2. Untuk mengetahui Ada
berapa macam akhlak terpuji itu dan apa saja.
3. Untuk mengetahui
Bagaimana hubungan antara akhlak dengan tasawuf.
4. Untuk dapat memperoleh
sifat terpuji.
5. Untuk dapat mengetahui
alasan mengapa setiap manusia harus memiliki sifat terpuji.
6. Untuk dapat memperoleh
manfaat dari sifat terpuji.
BAB
II
PEMBAHASAN
A. Pengertian Akhlak
Terpuji
Akhlak karimah (Wahid Ahmadi, 2004 : 33) adalah akhlak
yang dibangun pertama-tama oleh hati yang tulus mencari ridha Allah, baru
setelah itu diikuti dengan perilaku terpuji, yang sesuai dengan anjuran islam. Diantaranya
yaitu rasa saling percaya terhadap sesama umat manusia, saling membantu, saling
memberi, dan lain-lain akhlak terpuji, dengan niat yang suci bersih,
semata-mata karena mengharapkan ridha Allah SWT.
Definisi akhlak menurut Imam Ghazali yaitu “Akhlak
adalah kondisi jiwa yang tertanam kuat, yang darinya terlahir sikap amal secara
mudah tanpa membutuhkan pemikiran dan pertimbangan.” Untuk menjadikan akhlak
yang islami, maka iman harus mendasarinya. Karena sebuah amal secara umum bisa
disebut islami jika memenuhi dua syarat, yaitu dilakukan karena Allah dan tidak
bertentangan dengan ajaran Allah.
Menurut Hasan Al-Bashri (Syaikh Abdul Wahhab
Asy-Sya’rani, 2004 : 68) akhlak yang baik adalah murah hati, pemaaf, dan
bertanggung jawab.
Rasulullah SAW memiliki akhlak yang sangat mulia.

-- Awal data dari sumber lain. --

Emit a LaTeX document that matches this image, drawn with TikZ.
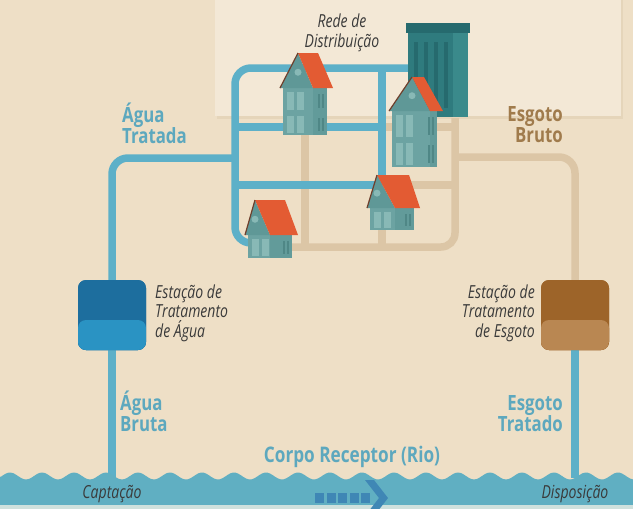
\documentclass[tikz,border=0pt]{standalone}
\usepackage{fontspec}
\setmainfont{Open Sans}
\newfontfamily\tagfont[FakeStretch=0.8]{Open Sans}
\newfontfamily\notefont[FakeStretch=0.78]{Open Sans}

\definecolor{bgcol}{HTML}{EEDFC6}
\definecolor{boxcol}{HTML}{F3E8D6}
\definecolor{boxshade}{HTML}{E5D5BA}
\definecolor{pipeblue}{HTML}{5DB0C8}
\definecolor{pipetan}{HTML}{DCC6A6}
\definecolor{tagblue}{HTML}{5DA8BE}
\definecolor{tagtan}{HTML}{A07B4C}
\definecolor{notecol}{HTML}{3A3A3A}
\definecolor{rivercol}{HTML}{60AFC2}
\definecolor{riverfoot}{HTML}{CFE1DD}
\definecolor{flowcol}{HTML}{3F87B5}
\definecolor{wtatop}{HTML}{1D6E9E}
\definecolor{wtabot}{HTML}{2A93C3}
\definecolor{etetop}{HTML}{9D6429}
\definecolor{etebot}{HTML}{B98752}
\definecolor{bodycol}{HTML}{6CA3A2}
\definecolor{sidecol}{HTML}{629B9A}
\definecolor{gablecol}{HTML}{5F9897}
\definecolor{wincol}{HTML}{88B9B6}
\definecolor{slitcol}{HTML}{4F8786}
\definecolor{roofcol}{HTML}{E35B33}
\definecolor{roofline}{HTML}{6E3F2C}
\definecolor{bldgcol}{HTML}{2F7B7E}
\definecolor{bldgdark}{HTML}{266A6E}
\definecolor{bldgside}{HTML}{3A8A8B}

\tikzset{
  aguapipe/.style={draw=pipeblue, line width=7.5pt},
  esgotopipe/.style={draw=pipetan, line width=7.5pt},
  station/.style={minimum width=68pt, minimum height=70pt, rounded corners=8pt, inner sep=0pt},
  tagtext/.style={font=\tagfont\bfseries\fontsize{21}{21}\selectfont, inner sep=0pt},
  notetext/.style={font=\notefont\itshape\fontsize{18}{19.5}\selectfont, text=notecol, inner sep=0pt},
  housebody/.style={fill=bodycol},
  houseside/.style={fill=sidecol},
  housewin/.style={fill=wincol},
  houseslit/.style={fill=slitcol},
  housegable/.style={fill=gablecol},
  roofred/.style={fill=roofcol},
  roofedge/.style={draw=roofline, line width=1.2pt},
}

% house: peak x, peak y, ridge end x, eave right x, eave y, eave left x,
% gable/roof split x, floor line y, number of storeys
\newcommand\housedraw[9]{%
  \begin{scope}
  \pgfmathsetmacro\hL{#6+3}
  \pgfmathsetmacro\hR{#4-6}
  \fill[housebody] (\hL,#5) rectangle (\hR,#8);
  \fill[houseside] (#7,#5) rectangle (\hR,#8);
  \pgfmathsetmacro\hF{(#8-#5)/#9}
  \foreach \f in {1,...,#9}{
    \pgfmathsetmacro\fa{#5+(\f-1)*\hF}
    \pgfmathsetmacro\fb{#5+\f*\hF}
    \fill[housewin] ({\hL+4},{\fa+4}) rectangle ({\hL+11},{\fb-2});
    \fill[housewin] ({\hL+14},{\fa+4}) rectangle ({\hL+21},{\fb-2});
    \fill[houseslit] ({\hR-9},{\fa+6}) rectangle ({\hR-7},{\fb-4});
    \fill[houseslit] ({\hR-5},{\fa+6}) rectangle ({\hR-3},{\fb-4});
  }
  \fill[housegable] (#6,#5) -- (#1,#2) -- (#7,#5) -- cycle;
  \fill[roofred] (#1,#2) -- (#3,#2) -- (#4,#5) -- (#7,#5) -- cycle;
  \draw[roofedge] (#6,#5) -- (#1,#2);
  \fill[housewin] (#1,{#2+0.55*(#5-#2)}) circle[radius=3.5pt];
  \end{scope}}

\begin{document}
\begin{tikzpicture}[x=1pt, y=-1pt]
\useasboundingbox (0,0) rectangle (633,509);
\fill[bgcol] (0,0) rectangle (633,509);

% panel behind the distribution network
\fill[boxshade] (217,0) rectangle (623,119);
\fill[boxcol] (215,0) rectangle (621,116);

% junction points of the network
\coordinate (gTL) at (235,68);
\coordinate (gTR) at (410,68);
\coordinate (gBL) at (258,243);
\coordinate (feed) at (235,158);
\coordinate (h1L) at (235,127);
\coordinate (h1M) at (382,127);
\coordinate (h1R) at (455,127);
\coordinate (h2L) at (235,185);
\coordinate (h2M) at (382,185);
\coordinate (h2R) at (455,185);
\coordinate (vMtop) at (382,68);
\coordinate (vMbot) at (382,247);
\coordinate (v1top) at (305,127);
\coordinate (v1bot) at (305,247);
\coordinate (sTop) at (455,118);
\coordinate (sBot) at (285,247);
\coordinate (sOut) at (455,157);
\coordinate (captacao) at (112,478);
\coordinate (disposicao) at (575,478);

% stations
\node[station, fill=wtatop,
  path picture={\fill[wtabot] ([yshift=-5pt]path picture bounding box.west) rectangle (path picture bounding box.south east);}]
  (wta) at (112,315) {};
\node[station, fill=etetop,
  path picture={\fill[etebot] ([yshift=-5pt]path picture bounding box.west) rectangle (path picture bounding box.south east);}]
  (ete) at (575,315) {};

% sewage collection (tan)
\draw[esgotopipe, rounded corners=14pt] (sTop) |- (sBot);
\draw[esgotopipe] (h1M) -- (h1R);
\draw[esgotopipe] (h2M) -- (h2R);
\draw[esgotopipe] (v1top) -- (v1bot);
\draw[esgotopipe] (h2M) -- (vMbot);
\draw[esgotopipe, rounded corners=16pt] (sOut) -| (ete.north);

% treated water distribution (blue)
\draw[aguapipe, rounded corners=16pt] (gBL) -| (gTL) -- (gTR);
\draw[aguapipe] (h1L) -- (h1M);
\draw[aguapipe] (h2L) -- (h2M);
\draw[aguapipe] (vMtop) -- (h2M);
\draw[aguapipe, rounded corners=16pt] (wta.north) |- (feed);
\draw[aguapipe] (captacao) -- (wta.south);
\draw[aguapipe] (ete.south) -- (disposicao);

% redraw stations above the pipes
\node[station, fill=wtatop,
  path picture={\fill[wtabot] ([yshift=-5pt]path picture bounding box.west) rectangle (path picture bounding box.south east);}]
  at (wta) {};
\node[station, fill=etetop,
  path picture={\fill[etebot] ([yshift=-5pt]path picture bounding box.west) rectangle (path picture bounding box.south east);}]
  at (ete) {};

% apartment block
\fill[bldgcol] (408,25) rectangle (468,117);
\fill[bldgside] (453,33) rectangle (468,117);
\fill[bldgdark] (406,23) rectangle (470,33);
\foreach \wx in {414,424,434,444}
  \fill[bldgdark] (\wx,42) rectangle ({\wx+4},108);

% houses
\housedraw{298}{53}{318}{333}{88}{280}{313}{135}{2}
\housedraw{412}{77}{424}{443}{111}{389}{430}{167}{2}
\housedraw{377}{175}{409}{420}{208}{367}{395}{230}{1}
\housedraw{255}{200}{285}{298}{235}{245}{270}{258}{1}

% flow labels (anchored at the baseline of the last line)
\node[tagtext, text=tagblue, anchor=base west, align=left] (lblTratada) at (122,143) {Água\\Tratada};
\node[tagtext, text=tagtan, anchor=base east, align=right] (lblBruto) at (563,142) {Esgoto\\Bruto};
\node[tagtext, text=tagblue, anchor=base west, align=left] (lblBruta) at (120,431) {Água\\Bruta};
\node[tagtext, text=tagblue, anchor=base east, align=right] (lblEsgTrat) at (563,431) {Esgoto\\Tratado};
\node[tagtext, text=tagblue, anchor=base, font=\tagfont\bfseries\fontsize{21.5}{21.5}\selectfont] (lblRio) at (352,462) {Corpo Receptor (Rio)};

% notes
\node[notetext, anchor=base, align=center] (lblRede) at (342,47) {Rede de\\Distribuição};
\node[notetext, anchor=base west, align=left] (lblWta) at (155,337) {Estação de\\Tratamento\\de Água};
\node[notetext, anchor=base east, align=right] (lblEte) at (535,337) {Estação de\\Tratamento\\de Esgoto};

% river
\fill[rivercol] (0,509) -- (0,476)
  -- plot[domain=0:633, samples=240] (\x, {476 - 3.5*cos(11.25*(\x-10))})
  -- (633,509) -- cycle;
\fill[riverfoot] (0,505) rectangle (633,509);

\node[notetext, anchor=base] (lblCapt) at (112,498) {Captação};
\node[notetext, anchor=base] (lblDisp) at (575,498) {Disposição};

% flow direction
\foreach \i in {0,...,4}
  \fill[flowcol] ({315+\i*11.5},493) rectangle ++(9,10);
\fill[flowcol] (365,480) -- (374,480) -- (388,498) -- (374,516) -- (365,516) -- (379,498) -- cycle;
\end{tikzpicture}
\end{document}
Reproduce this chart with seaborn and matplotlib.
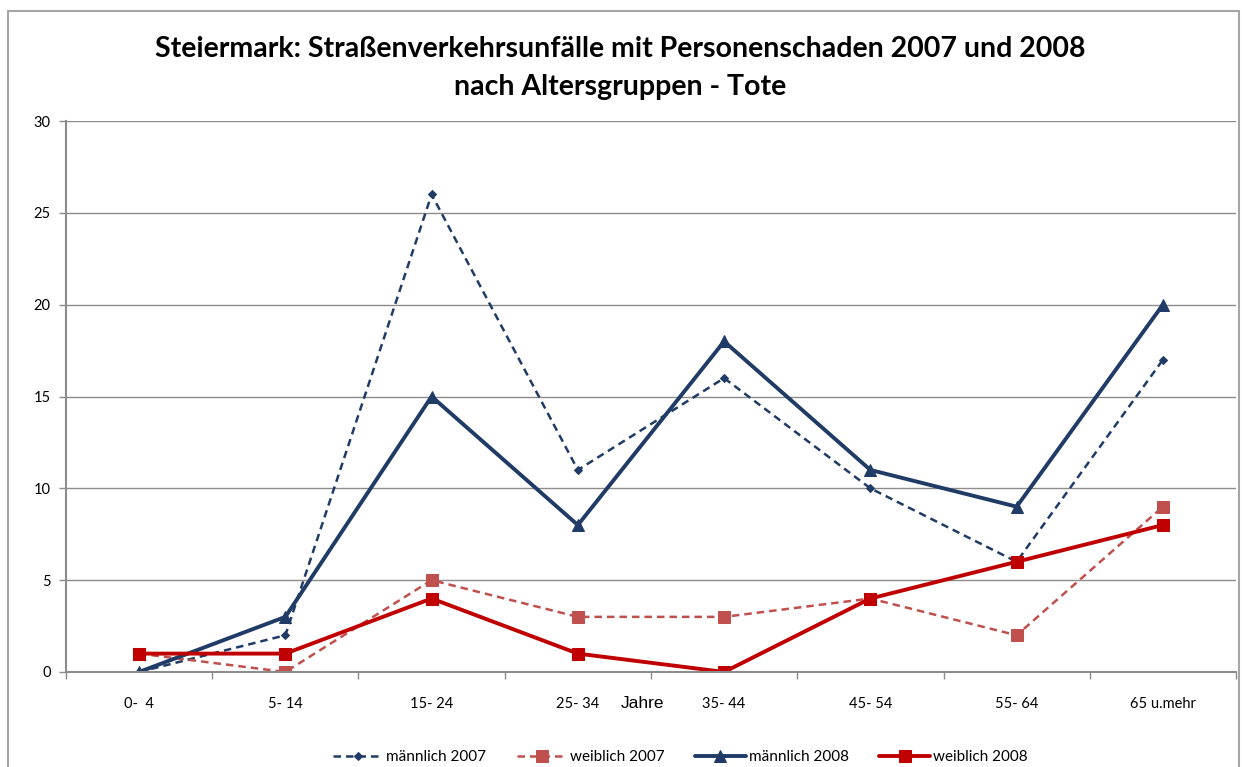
import matplotlib
matplotlib.use('Agg')

import matplotlib.pyplot as plt
import seaborn as sns
import numpy as np
import pandas as pd
from matplotlib.patches import Rectangle
from matplotlib.ticker import FixedLocator, MultipleLocator

# Data
age_groups = ["0-  4", "5- 14", "15- 24", "25- 34", "35- 44", "45- 54", "55- 64", "65 u.mehr"]
maennlich_2007 = [0, 2, 26, 11, 16, 10, 6, 17]
weiblich_2007 = [1, 0, 5, 3, 3, 4, 2, 9]
maennlich_2008 = [0, 3, 15, 8, 18, 11, 9, 20]
weiblich_2008 = [1, 1, 4, 1, 0, 4, 6, 8]

series = [
    ("männlich 2007", maennlich_2007, "#1F3B66", (0, (3.0, 2.0)), "D", 4.5, 1.8),
    ("weiblich 2007", weiblich_2007, "#C0504D", (0, (3.0, 2.0)), "s", 8, 1.8),
    ("männlich 2008", maennlich_2008, "#1F3B66", "-", "^", 9, 2.8),
    ("weiblich 2008", weiblich_2008, "#C00000", "-", "s", 8, 2.8),
]

sns.set_theme(style="white")
plt.rcParams['font.family'] = ['Lato', 'DejaVu Sans']
plt.rcParams['text.color'] = 'black'
plt.rcParams['xtick.color'] = 'black'
plt.rcParams['ytick.color'] = 'black'

fig = plt.figure(figsize=(12.42, 7.67), dpi=100)
ax = fig.add_axes([0.0531, 0.1239, 0.9421, 0.7183])

x = np.arange(len(age_groups))
handles = []
for label, vals, color, ls, marker, ms, lw in series:
    df = pd.DataFrame({"x": x, "y": vals})
    sns.lineplot(data=df, x="x", y="y", ax=ax, color=color, linewidth=lw,
                 linestyle=ls, marker=marker, markersize=ms,
                 markeredgecolor=color, markerfacecolor=color, label=label,
                 legend=False)
    handles.append(ax.lines[-1])

ax.set_xlim(-0.5, len(age_groups) - 0.5)
ax.set_ylim(0, 30)
ax.yaxis.set_major_locator(MultipleLocator(5))
ax.grid(axis="y", color="#8C8C8C", linewidth=1.0)
ax.set_axisbelow(True)

# category labels centered, tick marks at boundaries
ax.set_xticks(x)
ax.set_xticklabels(age_groups, fontsize=10.5)
ax.xaxis.set_minor_locator(FixedLocator(np.arange(-0.5, len(age_groups), 1.0)))
ax.tick_params(axis="x", which="major", length=0, pad=18)
ax.tick_params(axis="x", which="minor", length=5, color="#8C8C8C", width=1, direction="out")
ax.tick_params(axis="y", length=5, color="#8C8C8C", width=1, direction="out", labelsize=10.5, pad=6)
ax.xaxis.set_tick_params(bottom=True, which="both")
ax.yaxis.set_tick_params(left=True)

for side in ["top", "right"]:
    ax.spines[side].set_visible(False)
for side in ["left", "bottom"]:
    ax.spines[side].set_color("#8C8C8C")
    ax.spines[side].set_linewidth(1.5)

ax.set_xlabel("")
ax.set_ylabel("")
fig.text(643 / 1242, 1 - 703 / 767, "Jahre", ha="center", va="center",
         fontsize=12.5, family=["Liberation Sans", "DejaVu Sans"])

fig.suptitle("Steiermark: Straßenverkehrsunfälle mit Personenschaden 2007 und 2008\nnach Altersgruppen - Tote",
             x=620 / 1242, y=1 - 68 / 767, va="center", fontsize=20.5, fontweight="bold",
             linespacing=1.55)

fig.legend(handles=handles, labels=[s[0] for s in series], loc="center",
           bbox_to_anchor=(680 / 1242, 1 - 757 / 767), ncol=4, frameon=False,
           fontsize=11, handlelength=3.3, columnspacing=2.0, handletextpad=0.2)

# outer chart border
fig.patches.append(Rectangle((8 / 1242, -0.05), 1231 / 1242, 1.05 - 11 / 767,
                             transform=fig.transFigure, fill=False,
                             edgecolor="#A6A6A6", linewidth=1.5))

fig.savefig("out.png", dpi=100)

Beliau juga diutus dan diperintah Allah agar menyempurnakan akhlak manusia. Sebab
hanya dengan akhlak karimah seseorang akan meraih kemuliaan dan derajat yang
luhur. Berakhlak mulia adalah amal kebajikan yang sangat besar pahalanya,
sehingga Islam menganjurkan kepada pemeluknya agar selalu bertingkah laku
dengan akhlak karimah.
Termasuk bagian dari akhlak karimah bersifat lemah
lembut kepada sesama, suka berderma baik ketika mendapatkan rizki yang lapang
maupun ketika berada dalam kesempitan, menahan emosi, dan memaafkan kesalahan
orang lain.
Suatu masyarakat yang diisi dengan senyum ramah lagi
tulus, sapa hangat tetangga, ulur tangan empati kepada yang menderita, besuk
kepada si sakit, meminta maaf jika bersalah, mengucapkan salam yang mesra,
saling memberi hadiah, berbaik sangka, maka masyarakat ini pasti akan menuai
berkah dalam kehidupannya.
Dengan perilaku terpuji inilah maka hubungan antar
individu di tengah masyarakat akan terjalin baik. Dengan ini pula maka beragam
watak negatif yang hendak menghancurkan pilar-pilar masyarakat tidak mendapat
tempat, sedangkan pahala Allah di akhirat nanti berupa surga yang telah
menanti.
B. Macam – Macam Akhlak
Terpuji
1. Jujur
Orang yang jujur adalah (Wahid Ahmadi, 2004 : 41)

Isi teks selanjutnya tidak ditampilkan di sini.